Dear DLHC clients and friends,
This is the second of a series of E-Blasts that we hope are more meaningful than what you may have heard on TV or read in the newspapers or on the internet. We have tried our best to boil down the material and state it in a way that is more applicable and understandable to the DLHC clients and friends.
As you all know by now, the Tax Cuts and Jobs Act (TCJA) was signed into law by President Trump on December 22, 2017. You have probably seen or heard countless reports on the impact it will have on the American people and businesses. The problem with what you have heard, it may have been “slanted” by whoever wrote the article, or the TV show may have generalized the impact for all of American taxpayers, not DLHC clients.
There are also a number of changes in the tax law, most favorable to businesses. We will try and highlight just a few of those that apply to DLHC clients.
- Expensing rules have been liberalized. For 2018 and future years, taxpayers can expense up to $1 million under IRC Section 179 and the phase out of income has been increased to $2.5 million.
- The type of property that can be expensed under Section 179 has also expanded to now include improvements to nonresidential real property if the improvements were incurred after the property was placed in service. This would include roofs, heating, ventilation and air-conditioning, fire protection, alarms and security systems.
- The “bonus” depreciation deduction has been increased to 100% for qualified property acquired and placed in service after September 27, 2017 and before January 1, 2023. This special deduction is allowed for qualified new and certain used property.
- Luxury automobile depreciation amounts have been increased.
- Depreciable lives for some farm equipment has been decreased from seven to five years to further accelerate the depreciation.
- For C-corporations (those that file and pay their own tax) the highest corporate rate has dropped to a flat 21%. Also for C-corporations, the dividends received deduction percent has decreased from 80% to 65% and the alternative minimum tax for corporations repealed.
There are some additional limitations or restrictions that apply to businesses.
- Business interest expense now has a limitation. This limitation will not allow taxpayers to write off their full business interest expense if it is more than 30% of their adjusted taxable income, determined at the taxpayer level. Special rules will apply to partnerships.
- Net operating losses of corporations can now only be carried forward. In the past, taxpayers could carry back losses 2 years.
- The domestic production activities deduction has been repealed. Our clients generally see this deduction flowing through limited partnerships.
- Like-kind exchange rules have been modified to allow the deferral only for real property that is not primarily held for resale.
- A number of changes have been made in the employer deduction for fringe benefits, payments made for sexual harassment charges and employee achievement awards.
Meals and Entertainment Changes
One area that affects almost all of our business clients is the new rule for meals and entertainment. Under the old law, taxpayers could deduct 50% of expenses for business related meals and entertainment. Meals provided for employees on the employer’s premises were 100% deductible and tax free to the employees.

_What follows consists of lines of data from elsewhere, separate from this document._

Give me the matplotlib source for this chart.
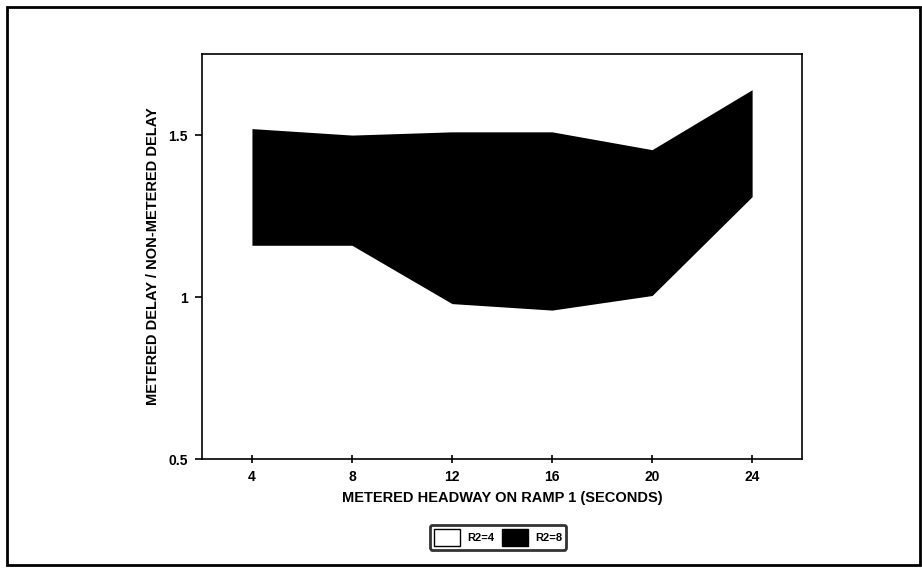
import numpy as np
import matplotlib
matplotlib.use('Agg')
import matplotlib.pyplot as plt
from matplotlib import rcParams as parameters
from matplotlib.patches import Patch, Rectangle

parameters['font.family'] = ['Liberation Sans', 'DejaVu Sans']
parameters['font.weight'] = 'bold'

# metered headway on ramp 1 (seconds)
headway = [4, 8, 12, 16, 20, 24]
# delay ratio, R2=4 (lower edge of band) and R2=8 (upper edge)
ratio_r2_4 = [1.16, 1.16, 0.98, 0.96, 1.005, 1.31]
ratio_r2_8 = [1.52, 1.50, 1.51, 1.51, 1.455, 1.64]

series_names = ['R2=4', 'R2=8']
x_ticks = [4, 8, 12, 16, 20, 24]
y_ticks = [0.5, 1, 1.5]
y_tick_labels = ['0.5', '1', '1.5']

fig = plt.figure(figsize=(9.22, 5.69), dpi=100)
ax = fig.add_axes([0.219, 0.193, 0.651, 0.712])

# area chart: white area up to R2=4, black band up to R2=8
ax.fill_between(headway, 0.5, ratio_r2_4, color='white', linewidth=0)
ax.fill_between(headway, ratio_r2_4, ratio_r2_8, color='black', linewidth=0)

ax.set_xlim(2, 26)
ax.set_ylim(0.5, 1.75)
ax.set_xticks(x_ticks)
ax.set_xticklabels([str(v) for v in x_ticks], fontsize=10, fontweight='bold')
ax.set_yticks(y_ticks)
ax.set_yticklabels(y_tick_labels, fontsize=10, fontweight='bold')
ax.tick_params(axis='x', direction='inout', length=6, width=1.2, pad=5)
ax.tick_params(axis='y', direction='out', length=5, width=1.2, pad=5)
for side in ax.spines.values():
	side.set_linewidth(1.2)

ax.set_xlabel('METERED HEADWAY ON RAMP 1 (SECONDS)', fontsize=10.5, fontweight='bold', labelpad=5)
ax.set_ylabel('METERED DELAY / NON-METERED DELAY', fontsize=10.5, fontweight='bold', labelpad=6)

# legend below the plot
handles = [
	Patch(facecolor='white', edgecolor='black', linewidth=1),
	Patch(facecolor='black', edgecolor='black', linewidth=1),
]
leg = fig.legend(handles, series_names, loc='center', bbox_to_anchor=(0.54, 0.056),
	ncol=2, fontsize=8, frameon=True, fancybox=True, handlelength=2.4, handleheight=2.0,
	columnspacing=0.7, handletextpad=0.6, borderpad=0.35)
leg.get_frame().set_edgecolor('black')
leg.get_frame().set_linewidth(2)
for t in leg.get_texts():
	t.set_fontweight('bold')

# outer frame of the figure
fig.patches.append(Rectangle((0.008, 0.007), 0.99, 0.98, transform=fig.transFigure,
	fill=False, edgecolor='black', linewidth=2))

plt.savefig('out.png', dpi=100)
plt.close()
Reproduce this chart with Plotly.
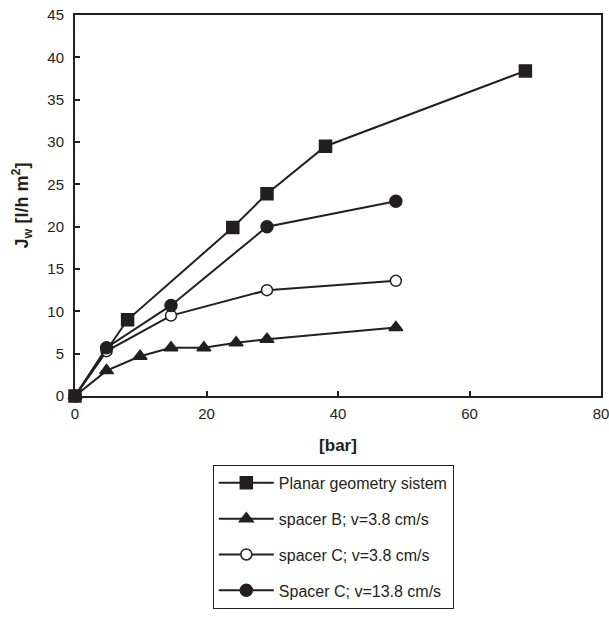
import plotly.graph_objects as go

# Data
x_planar = [0, 8, 24, 29.2, 38.1, 68.5]
y_planar = [0, 9, 19.9, 23.9, 29.5, 38.4]

x_spacerB = [0, 4.8, 9.9, 14.6, 19.6, 24.5, 29.2, 48.8]
y_spacerB = [0, 3.0, 4.7, 5.7, 5.7, 6.3, 6.7, 8.1]

x_spacerC_low = [0, 4.8, 14.6, 29.2, 48.8]
y_spacerC_low = [0, 5.3, 9.5, 12.5, 13.6]

x_spacerC_high = [0, 4.8, 14.6, 29.2, 48.8]
y_spacerC_high = [0, 5.7, 10.7, 20.0, 23.0]

names = ["Planar geometry sistem", "spacer B; v=3.8 cm/s",
         "spacer C; v=3.8 cm/s", "Spacer C; v=13.8 cm/s"]

x_ticks = [0, 20, 40, 60, 80]
y_ticks = [0, 5, 10, 15, 20, 25, 30, 35, 40, 45]

INK = "#231f20"

fig = go.Figure()

def add(x, y, name, symbol, size, fill):
    fig.add_trace(go.Scatter(
        x=x, y=y, name=name, mode="lines+markers",
        legendgroup=name,
        line=dict(color=INK, width=2),
        marker=dict(symbol=symbol, size=size, color=fill,
                    line=dict(color=INK, width=1.5)),
        cliponaxis=False,
    ))

add(x_planar, y_planar, names[0], "square", 12, INK)
add(x_spacerB, y_spacerB, names[1], "triangle-up", 12, INK)
add(x_spacerC_low, y_spacerC_low, names[2], "circle", 11, "white")
add(x_spacerC_high, y_spacerC_high, names[3], "circle", 12, INK)

fig.update_layout(
    width=609, height=617,
    margin=dict(l=75, r=8, t=15, b=221),
    paper_bgcolor="white", plot_bgcolor="white",
    font=dict(family="Liberation Sans, Arial, sans-serif", size=15, color=INK),
    showlegend=True,
    legend=dict(
        x=0.262, y=-0.181, xanchor="left", yanchor="top",
        bordercolor=INK, borderwidth=1,
        traceorder="grouped", tracegroupgap=12, itemwidth=55,
        font=dict(size=16, color=INK),
        bgcolor="white",
    ),
    xaxis=dict(
        range=[0, 80], tickvals=x_ticks, ticktext=[str(v) for v in x_ticks],
        ticks="inside", ticklen=5, tickwidth=1.5, tickcolor=INK,
        showline=True, linecolor=INK, linewidth=2, mirror=True,
        showgrid=False, zeroline=False, automargin=False,
        ticklabelstandoff=3, ticklabeloverflow="allow",
        title=dict(text="<b>[bar]</b>", font=dict(size=17), standoff=18),
        tickfont=dict(size=15),
    ),
    yaxis=dict(
        range=[0, 45], tickvals=y_ticks, ticktext=[str(v) for v in y_ticks],
        ticks="inside", ticklen=5, tickwidth=1.5, tickcolor=INK,
        showline=True, linecolor=INK, linewidth=2, mirror=True,
        showgrid=False, zeroline=False, automargin=False,
        ticklabelstandoff=6, ticklabeloverflow="allow",
        title=dict(text="<b>J<sub>w</sub> [l/h m<sup>2</sup>]</b>", font=dict(size=18), standoff=14),
        tickfont=dict(size=15),
    ),
)

fig.write_html("out.html",
               config={"displayModeBar": False},
               post_script="document.body.style.margin='0';document.body.style.overflow='hidden';")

Under the new law, amounts paid after 2017 for business entertainment are disallowed. Meals incurred while traveling are still 50% deductible but the 50% limitation also applies to meals provided by employers on the employer’s premises. So travel business meals and meals furnished on employer’s premises (not entertainment) are deductible but now at at 50%. The good news is that office holiday parties are still deductible at 100%!
20% Deduction for Flow-through Entities
There has been much said (some correct, some not) about the 20% deduction for flow-through entities. This special deduction, available to non-corporate taxpayers, applies generally to qualified business income (essentially trade or business income - not capital gains, dividends, interest income, etc.) earned from flow-through entities (partnerships, limited liability companies, s-corporations, and sole proprietorships). This provision applies to tax years beginning after 2017 and before 2026.
This special deduction does not apply to service related entities such as health care professionals, law, accounting, actuarial science, performing artists, consulting, athletics, and financial services if the taxpayer’s taxable income exceeds $157,500 ($315,000 in the case of a joint return).
For partnerships, LLCs and S-corporations, the deduction is taken at the partner or shareholder level. Trusts and estates are eligible for the deduction, subject to apportionment between the trust, estate and beneficiary.
The deduction is not allowed in computing adjusted gross income but rather is allowed as a deduction reducing taxable income. The deduction cannot exceed the greater of 50% of the W-2 wages with respect to the trade or business OR the sum of 25% of the W-2 wages plus 2.5% of the unadjusted basis of all qualified property (tangible, depreciable property held in the trade or business).
So, as you can see, this computation will keep accountants busy. Although it is intended to put small businesses on the same plane as the publicly held companies, this deduction will not likely provide the same tax relief as reducing the C-corporation tax rate to 21%.